%%
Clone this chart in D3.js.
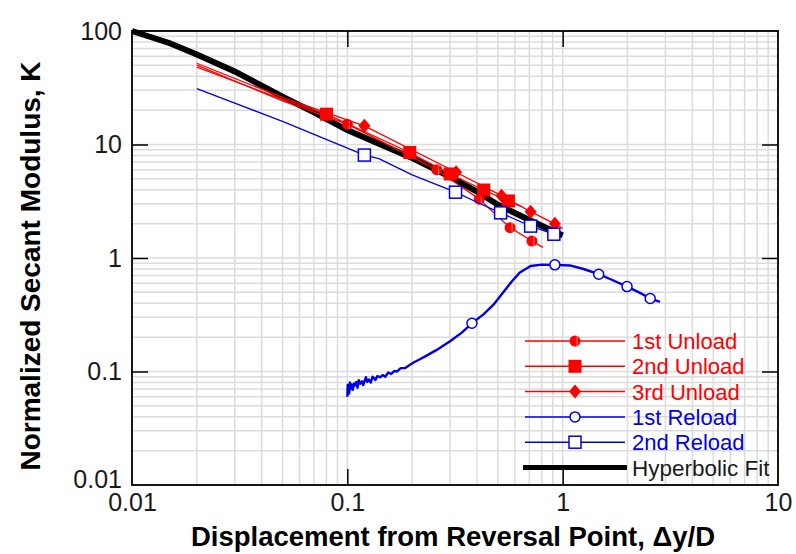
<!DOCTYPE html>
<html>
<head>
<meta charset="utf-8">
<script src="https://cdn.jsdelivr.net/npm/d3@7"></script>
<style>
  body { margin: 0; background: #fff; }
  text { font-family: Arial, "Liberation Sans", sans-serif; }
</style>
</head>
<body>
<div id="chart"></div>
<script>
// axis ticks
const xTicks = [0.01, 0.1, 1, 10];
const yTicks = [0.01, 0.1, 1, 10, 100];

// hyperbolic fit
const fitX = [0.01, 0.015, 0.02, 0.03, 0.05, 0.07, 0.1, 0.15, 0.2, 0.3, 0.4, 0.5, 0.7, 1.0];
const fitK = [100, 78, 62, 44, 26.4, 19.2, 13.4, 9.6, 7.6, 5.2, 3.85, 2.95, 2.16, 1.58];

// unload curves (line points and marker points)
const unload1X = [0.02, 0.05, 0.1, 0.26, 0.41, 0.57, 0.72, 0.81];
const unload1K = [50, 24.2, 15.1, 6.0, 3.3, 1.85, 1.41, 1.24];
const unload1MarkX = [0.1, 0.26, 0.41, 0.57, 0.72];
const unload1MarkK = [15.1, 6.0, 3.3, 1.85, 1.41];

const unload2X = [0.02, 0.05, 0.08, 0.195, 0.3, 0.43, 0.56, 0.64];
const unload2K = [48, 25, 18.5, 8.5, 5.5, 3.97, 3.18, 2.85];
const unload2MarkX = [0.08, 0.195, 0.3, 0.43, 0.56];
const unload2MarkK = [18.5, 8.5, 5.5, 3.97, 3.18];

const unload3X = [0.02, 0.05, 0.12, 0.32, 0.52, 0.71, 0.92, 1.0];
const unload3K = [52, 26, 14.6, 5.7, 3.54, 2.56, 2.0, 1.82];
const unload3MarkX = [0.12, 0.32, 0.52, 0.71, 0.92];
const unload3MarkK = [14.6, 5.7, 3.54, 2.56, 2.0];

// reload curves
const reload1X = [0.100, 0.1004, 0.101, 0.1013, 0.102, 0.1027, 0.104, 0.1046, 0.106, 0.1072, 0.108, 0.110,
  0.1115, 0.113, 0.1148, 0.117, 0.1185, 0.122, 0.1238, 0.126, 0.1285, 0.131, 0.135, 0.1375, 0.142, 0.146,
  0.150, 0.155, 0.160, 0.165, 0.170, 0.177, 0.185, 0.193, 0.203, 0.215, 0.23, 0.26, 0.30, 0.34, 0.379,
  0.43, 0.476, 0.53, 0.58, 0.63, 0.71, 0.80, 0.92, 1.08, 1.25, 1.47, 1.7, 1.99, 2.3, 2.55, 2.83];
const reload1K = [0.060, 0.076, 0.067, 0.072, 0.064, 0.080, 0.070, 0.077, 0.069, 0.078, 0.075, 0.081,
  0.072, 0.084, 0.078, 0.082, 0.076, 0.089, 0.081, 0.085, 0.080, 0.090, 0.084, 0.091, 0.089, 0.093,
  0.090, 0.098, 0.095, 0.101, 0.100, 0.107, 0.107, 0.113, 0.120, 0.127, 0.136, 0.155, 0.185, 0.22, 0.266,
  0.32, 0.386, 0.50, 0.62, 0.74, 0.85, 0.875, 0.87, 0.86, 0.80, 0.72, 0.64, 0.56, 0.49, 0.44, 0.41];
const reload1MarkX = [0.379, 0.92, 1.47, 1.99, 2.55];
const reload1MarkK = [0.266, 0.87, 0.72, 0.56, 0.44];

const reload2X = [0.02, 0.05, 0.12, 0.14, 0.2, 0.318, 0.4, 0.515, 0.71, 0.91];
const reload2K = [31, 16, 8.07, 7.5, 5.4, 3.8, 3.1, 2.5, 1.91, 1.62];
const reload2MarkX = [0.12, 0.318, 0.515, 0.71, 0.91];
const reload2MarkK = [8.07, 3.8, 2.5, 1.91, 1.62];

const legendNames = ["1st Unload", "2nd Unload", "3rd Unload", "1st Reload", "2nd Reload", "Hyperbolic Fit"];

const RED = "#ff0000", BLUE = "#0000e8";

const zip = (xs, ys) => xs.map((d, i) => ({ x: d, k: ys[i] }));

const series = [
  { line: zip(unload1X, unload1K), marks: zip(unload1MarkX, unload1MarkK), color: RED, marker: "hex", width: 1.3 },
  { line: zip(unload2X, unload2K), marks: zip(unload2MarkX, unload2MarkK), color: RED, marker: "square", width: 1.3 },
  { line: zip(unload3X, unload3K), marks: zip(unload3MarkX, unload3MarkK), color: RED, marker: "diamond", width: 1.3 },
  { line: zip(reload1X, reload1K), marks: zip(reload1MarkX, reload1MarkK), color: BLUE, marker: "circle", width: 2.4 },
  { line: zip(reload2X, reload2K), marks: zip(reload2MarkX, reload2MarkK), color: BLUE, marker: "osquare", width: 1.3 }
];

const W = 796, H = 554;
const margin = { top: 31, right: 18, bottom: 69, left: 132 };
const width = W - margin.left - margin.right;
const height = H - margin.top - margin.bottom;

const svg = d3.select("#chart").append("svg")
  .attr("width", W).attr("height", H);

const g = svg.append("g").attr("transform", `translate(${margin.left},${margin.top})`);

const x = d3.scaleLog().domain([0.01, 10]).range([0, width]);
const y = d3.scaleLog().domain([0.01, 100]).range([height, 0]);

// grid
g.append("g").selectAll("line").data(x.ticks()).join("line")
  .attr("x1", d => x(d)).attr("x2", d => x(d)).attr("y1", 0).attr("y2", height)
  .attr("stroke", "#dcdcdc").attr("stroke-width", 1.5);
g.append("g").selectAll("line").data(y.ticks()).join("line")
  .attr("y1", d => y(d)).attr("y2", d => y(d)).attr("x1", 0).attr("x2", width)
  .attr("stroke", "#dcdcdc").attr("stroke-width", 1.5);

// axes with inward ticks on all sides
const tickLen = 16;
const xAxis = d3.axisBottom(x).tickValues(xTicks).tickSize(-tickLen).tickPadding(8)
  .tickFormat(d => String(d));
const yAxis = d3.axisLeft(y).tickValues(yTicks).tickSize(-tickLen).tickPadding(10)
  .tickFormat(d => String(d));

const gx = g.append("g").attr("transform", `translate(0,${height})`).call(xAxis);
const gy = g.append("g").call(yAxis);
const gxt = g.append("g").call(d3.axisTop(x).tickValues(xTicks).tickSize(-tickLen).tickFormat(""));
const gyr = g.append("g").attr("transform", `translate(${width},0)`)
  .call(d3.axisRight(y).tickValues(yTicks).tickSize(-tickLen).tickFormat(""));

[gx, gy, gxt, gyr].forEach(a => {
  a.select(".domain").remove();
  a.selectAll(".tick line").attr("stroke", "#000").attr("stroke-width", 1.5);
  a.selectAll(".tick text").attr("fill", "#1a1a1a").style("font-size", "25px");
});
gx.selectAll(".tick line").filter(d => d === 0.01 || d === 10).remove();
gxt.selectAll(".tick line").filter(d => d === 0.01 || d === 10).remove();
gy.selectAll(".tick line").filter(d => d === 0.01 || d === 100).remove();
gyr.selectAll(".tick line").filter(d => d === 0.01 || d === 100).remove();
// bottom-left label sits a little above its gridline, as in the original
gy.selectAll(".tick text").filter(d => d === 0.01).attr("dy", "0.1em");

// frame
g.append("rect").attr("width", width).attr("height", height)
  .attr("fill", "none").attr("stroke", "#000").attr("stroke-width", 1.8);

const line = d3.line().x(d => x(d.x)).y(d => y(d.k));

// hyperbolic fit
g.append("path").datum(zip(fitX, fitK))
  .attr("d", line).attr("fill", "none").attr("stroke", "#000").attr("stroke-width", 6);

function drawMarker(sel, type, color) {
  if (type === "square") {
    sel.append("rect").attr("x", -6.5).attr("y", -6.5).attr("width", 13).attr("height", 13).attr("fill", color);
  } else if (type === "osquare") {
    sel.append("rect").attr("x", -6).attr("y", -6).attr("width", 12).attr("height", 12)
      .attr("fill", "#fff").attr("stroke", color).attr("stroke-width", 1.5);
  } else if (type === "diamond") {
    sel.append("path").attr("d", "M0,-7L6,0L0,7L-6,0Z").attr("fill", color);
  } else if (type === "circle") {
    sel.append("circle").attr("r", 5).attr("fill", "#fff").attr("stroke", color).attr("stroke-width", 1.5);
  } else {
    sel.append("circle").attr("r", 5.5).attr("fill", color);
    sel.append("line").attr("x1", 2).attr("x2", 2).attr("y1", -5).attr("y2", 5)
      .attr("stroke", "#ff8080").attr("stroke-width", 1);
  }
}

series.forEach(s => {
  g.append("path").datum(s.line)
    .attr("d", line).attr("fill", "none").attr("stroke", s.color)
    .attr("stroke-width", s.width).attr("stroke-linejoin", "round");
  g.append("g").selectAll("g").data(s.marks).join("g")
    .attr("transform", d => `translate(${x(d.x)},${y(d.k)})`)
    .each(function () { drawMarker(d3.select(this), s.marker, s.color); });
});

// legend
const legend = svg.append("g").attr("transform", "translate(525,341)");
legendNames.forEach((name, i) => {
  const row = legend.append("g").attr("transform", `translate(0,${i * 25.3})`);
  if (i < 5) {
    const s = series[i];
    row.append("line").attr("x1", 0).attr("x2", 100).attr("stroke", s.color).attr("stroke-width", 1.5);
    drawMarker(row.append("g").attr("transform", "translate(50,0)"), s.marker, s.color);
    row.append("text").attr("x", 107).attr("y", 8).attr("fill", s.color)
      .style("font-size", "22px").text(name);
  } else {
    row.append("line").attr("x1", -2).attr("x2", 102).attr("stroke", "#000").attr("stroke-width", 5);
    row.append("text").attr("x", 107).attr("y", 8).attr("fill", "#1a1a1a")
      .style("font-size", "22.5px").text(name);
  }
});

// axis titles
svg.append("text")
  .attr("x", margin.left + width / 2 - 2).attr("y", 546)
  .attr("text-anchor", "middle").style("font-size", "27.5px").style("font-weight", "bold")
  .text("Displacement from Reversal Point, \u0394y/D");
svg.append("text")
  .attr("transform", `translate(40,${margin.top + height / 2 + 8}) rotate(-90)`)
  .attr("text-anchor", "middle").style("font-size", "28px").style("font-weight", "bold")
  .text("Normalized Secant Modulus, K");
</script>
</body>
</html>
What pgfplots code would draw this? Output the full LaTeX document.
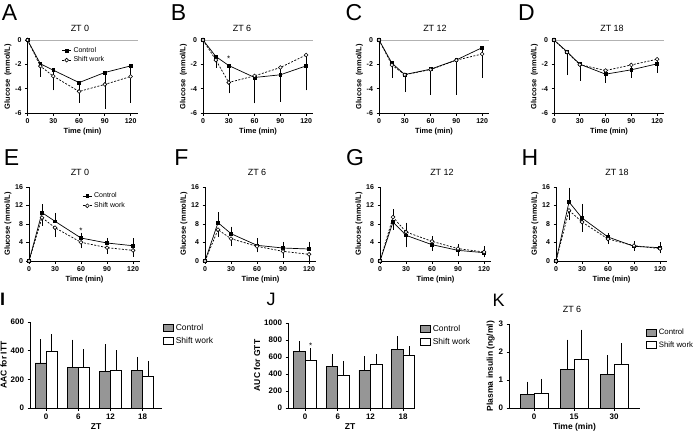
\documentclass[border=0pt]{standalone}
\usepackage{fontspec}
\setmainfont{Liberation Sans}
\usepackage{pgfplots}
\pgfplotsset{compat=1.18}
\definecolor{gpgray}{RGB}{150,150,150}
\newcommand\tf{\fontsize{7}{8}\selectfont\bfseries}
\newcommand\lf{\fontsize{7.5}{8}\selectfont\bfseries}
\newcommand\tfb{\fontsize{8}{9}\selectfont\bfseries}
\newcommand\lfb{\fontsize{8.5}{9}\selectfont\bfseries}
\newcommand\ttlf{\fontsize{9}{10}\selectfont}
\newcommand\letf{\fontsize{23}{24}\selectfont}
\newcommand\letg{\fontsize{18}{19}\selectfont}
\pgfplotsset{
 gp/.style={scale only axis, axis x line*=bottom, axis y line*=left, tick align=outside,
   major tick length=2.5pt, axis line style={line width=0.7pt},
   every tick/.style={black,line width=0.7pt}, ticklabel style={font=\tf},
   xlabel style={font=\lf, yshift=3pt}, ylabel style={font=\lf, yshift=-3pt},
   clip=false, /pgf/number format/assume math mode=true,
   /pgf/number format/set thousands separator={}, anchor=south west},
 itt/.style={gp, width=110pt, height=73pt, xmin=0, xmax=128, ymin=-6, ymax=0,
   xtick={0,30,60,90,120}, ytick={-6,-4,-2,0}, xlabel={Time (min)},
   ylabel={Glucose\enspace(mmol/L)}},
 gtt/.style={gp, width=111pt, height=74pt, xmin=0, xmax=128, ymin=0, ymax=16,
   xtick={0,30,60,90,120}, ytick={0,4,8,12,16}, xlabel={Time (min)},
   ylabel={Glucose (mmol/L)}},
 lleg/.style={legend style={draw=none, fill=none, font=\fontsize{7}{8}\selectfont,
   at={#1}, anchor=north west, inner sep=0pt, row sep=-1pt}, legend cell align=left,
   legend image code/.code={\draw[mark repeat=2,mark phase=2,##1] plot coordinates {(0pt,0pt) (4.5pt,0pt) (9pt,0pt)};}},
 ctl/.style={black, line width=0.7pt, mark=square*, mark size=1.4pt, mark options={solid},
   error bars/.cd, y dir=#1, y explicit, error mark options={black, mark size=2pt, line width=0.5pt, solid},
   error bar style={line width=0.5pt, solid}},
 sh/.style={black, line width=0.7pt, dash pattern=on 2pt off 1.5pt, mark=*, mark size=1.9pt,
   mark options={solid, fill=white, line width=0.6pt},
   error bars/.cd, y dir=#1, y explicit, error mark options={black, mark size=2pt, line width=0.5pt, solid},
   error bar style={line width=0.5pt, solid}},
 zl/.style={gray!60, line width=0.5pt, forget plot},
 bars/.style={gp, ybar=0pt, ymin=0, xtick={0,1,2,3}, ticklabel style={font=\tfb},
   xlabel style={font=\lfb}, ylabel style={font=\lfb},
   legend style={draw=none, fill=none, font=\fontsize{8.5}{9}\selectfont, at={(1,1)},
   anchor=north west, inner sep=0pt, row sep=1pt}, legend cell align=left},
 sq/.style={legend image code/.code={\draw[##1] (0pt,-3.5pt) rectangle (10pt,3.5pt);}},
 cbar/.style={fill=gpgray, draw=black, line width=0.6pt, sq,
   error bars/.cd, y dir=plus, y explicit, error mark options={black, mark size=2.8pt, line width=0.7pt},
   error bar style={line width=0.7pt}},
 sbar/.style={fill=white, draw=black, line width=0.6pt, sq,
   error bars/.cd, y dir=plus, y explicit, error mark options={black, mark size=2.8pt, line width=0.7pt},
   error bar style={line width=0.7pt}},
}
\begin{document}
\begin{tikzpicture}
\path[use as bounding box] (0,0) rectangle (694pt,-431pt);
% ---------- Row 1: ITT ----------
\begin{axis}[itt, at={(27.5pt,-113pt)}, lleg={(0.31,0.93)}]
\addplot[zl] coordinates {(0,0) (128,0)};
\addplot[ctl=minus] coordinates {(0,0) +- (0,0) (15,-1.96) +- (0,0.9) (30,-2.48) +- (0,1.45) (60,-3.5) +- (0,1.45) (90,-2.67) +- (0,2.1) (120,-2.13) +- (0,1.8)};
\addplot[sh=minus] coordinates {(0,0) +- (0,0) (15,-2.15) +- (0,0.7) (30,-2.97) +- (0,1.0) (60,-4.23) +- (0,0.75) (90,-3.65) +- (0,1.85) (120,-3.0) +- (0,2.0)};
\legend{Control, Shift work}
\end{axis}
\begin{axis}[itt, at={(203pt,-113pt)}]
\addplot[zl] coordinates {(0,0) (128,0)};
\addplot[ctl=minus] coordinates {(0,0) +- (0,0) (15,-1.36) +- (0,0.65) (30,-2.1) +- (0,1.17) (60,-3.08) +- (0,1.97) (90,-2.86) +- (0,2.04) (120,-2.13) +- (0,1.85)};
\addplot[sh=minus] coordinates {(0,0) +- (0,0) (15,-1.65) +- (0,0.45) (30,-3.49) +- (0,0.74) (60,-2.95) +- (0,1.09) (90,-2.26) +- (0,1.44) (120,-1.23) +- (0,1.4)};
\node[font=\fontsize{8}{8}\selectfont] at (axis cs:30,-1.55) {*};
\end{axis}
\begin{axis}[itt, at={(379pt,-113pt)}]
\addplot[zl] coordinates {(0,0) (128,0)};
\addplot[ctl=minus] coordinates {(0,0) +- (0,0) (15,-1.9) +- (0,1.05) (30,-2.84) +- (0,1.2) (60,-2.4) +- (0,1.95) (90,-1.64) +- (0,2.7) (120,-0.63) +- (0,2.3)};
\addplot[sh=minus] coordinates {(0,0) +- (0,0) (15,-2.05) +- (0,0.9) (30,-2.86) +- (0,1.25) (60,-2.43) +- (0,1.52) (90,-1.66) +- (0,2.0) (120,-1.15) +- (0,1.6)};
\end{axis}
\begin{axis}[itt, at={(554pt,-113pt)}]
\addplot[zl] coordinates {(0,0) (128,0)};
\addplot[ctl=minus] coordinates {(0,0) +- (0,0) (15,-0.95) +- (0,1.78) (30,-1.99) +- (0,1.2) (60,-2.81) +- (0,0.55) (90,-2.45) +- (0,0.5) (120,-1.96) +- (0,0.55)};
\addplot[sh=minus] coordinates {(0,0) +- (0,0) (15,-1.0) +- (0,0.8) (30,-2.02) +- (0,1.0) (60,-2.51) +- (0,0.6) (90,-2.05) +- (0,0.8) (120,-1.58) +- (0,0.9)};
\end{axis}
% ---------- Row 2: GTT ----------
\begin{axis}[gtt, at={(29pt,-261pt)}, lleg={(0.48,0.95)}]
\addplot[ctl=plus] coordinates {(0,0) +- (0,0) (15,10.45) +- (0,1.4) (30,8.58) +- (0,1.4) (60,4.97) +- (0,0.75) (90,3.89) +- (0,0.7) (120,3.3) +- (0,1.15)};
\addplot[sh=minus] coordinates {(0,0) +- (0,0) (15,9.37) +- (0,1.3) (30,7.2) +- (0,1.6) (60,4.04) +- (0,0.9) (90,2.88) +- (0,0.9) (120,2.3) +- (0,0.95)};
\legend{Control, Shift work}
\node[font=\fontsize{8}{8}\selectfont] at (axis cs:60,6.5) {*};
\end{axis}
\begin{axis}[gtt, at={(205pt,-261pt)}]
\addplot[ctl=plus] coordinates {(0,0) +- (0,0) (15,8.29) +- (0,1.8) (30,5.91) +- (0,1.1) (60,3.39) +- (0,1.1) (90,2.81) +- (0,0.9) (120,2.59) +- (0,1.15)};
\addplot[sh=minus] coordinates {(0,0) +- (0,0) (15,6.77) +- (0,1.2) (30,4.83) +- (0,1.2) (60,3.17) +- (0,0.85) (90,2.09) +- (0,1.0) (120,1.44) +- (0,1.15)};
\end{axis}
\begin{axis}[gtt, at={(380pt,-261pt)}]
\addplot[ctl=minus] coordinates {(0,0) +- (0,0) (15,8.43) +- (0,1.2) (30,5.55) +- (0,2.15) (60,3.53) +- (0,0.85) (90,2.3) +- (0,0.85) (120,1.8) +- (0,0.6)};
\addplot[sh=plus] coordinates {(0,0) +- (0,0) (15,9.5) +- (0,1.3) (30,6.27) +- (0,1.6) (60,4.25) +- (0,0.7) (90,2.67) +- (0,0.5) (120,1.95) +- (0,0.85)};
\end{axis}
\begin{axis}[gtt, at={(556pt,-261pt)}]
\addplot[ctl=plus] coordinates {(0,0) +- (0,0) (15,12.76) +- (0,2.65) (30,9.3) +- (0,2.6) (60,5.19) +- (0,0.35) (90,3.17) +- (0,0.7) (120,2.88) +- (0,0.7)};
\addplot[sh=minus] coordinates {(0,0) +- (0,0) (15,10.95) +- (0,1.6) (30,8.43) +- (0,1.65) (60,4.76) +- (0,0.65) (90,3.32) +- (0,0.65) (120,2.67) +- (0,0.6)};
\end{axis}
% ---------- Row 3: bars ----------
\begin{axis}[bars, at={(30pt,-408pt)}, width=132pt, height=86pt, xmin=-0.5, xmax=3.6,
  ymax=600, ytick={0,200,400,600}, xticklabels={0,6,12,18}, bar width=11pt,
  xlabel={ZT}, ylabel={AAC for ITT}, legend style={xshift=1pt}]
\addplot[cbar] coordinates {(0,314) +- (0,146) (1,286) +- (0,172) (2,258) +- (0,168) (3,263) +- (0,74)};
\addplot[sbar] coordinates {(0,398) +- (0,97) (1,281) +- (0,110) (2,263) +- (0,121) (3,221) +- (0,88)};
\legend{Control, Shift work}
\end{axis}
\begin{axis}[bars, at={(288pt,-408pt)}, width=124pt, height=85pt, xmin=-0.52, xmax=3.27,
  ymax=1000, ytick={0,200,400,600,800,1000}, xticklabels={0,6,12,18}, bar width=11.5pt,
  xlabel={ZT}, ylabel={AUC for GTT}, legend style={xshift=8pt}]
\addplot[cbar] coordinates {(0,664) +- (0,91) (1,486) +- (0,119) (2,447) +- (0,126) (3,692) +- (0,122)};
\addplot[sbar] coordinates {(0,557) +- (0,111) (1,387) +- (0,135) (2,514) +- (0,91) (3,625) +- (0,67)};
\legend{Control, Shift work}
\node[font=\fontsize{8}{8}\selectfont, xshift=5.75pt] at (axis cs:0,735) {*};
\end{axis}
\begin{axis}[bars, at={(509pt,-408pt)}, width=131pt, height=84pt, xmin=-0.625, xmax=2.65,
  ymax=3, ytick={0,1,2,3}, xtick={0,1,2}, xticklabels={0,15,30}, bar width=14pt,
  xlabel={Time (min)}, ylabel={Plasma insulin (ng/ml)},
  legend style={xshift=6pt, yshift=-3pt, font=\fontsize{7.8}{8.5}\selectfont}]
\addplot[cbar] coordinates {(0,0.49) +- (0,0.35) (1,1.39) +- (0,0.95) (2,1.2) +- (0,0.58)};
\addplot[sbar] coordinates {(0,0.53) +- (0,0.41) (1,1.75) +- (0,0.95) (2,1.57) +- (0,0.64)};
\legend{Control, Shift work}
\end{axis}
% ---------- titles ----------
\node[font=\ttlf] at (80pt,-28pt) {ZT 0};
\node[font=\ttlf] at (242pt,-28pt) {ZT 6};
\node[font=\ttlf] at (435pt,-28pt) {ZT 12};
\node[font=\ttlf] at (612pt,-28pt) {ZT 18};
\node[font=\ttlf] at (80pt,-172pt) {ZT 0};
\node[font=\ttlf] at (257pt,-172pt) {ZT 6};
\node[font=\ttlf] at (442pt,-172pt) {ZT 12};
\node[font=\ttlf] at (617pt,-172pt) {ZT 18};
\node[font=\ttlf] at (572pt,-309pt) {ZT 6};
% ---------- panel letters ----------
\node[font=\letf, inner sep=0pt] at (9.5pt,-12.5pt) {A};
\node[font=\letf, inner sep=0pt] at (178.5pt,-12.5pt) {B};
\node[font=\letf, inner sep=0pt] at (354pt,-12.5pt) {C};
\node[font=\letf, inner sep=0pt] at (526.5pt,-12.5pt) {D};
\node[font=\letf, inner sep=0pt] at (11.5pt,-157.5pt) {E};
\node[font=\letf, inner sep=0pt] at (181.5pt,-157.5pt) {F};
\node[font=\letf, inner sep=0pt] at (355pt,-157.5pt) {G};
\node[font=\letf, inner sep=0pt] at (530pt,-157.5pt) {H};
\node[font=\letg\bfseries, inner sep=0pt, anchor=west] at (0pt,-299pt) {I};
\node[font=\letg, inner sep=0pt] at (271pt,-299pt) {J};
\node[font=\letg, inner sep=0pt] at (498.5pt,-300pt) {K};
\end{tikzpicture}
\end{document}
%%
■ **Exercise directions**:
Restate each line from the start of the listing through the line bearing "const yTicks = [0.01, 0.1, 1, 10, 100];" word for word. Drop the pictures.

■ **Answer for the task**:
Clone this chart in D3.js.
<!DOCTYPE html>
<html>
<head>
<meta charset="utf-8">
<script src="https://cdn.jsdelivr.net/npm/d3@7"></script>
<style>
  body { margin: 0; background: #fff; }
  text { font-family: Arial, "Liberation Sans", sans-serif; }
</style>
</head>
<body>
<div id="chart"></div>
<script>
// axis ticks
const xTicks = [0.01, 0.1, 1, 10];
const yTicks = [0.01, 0.1, 1, 10, 100];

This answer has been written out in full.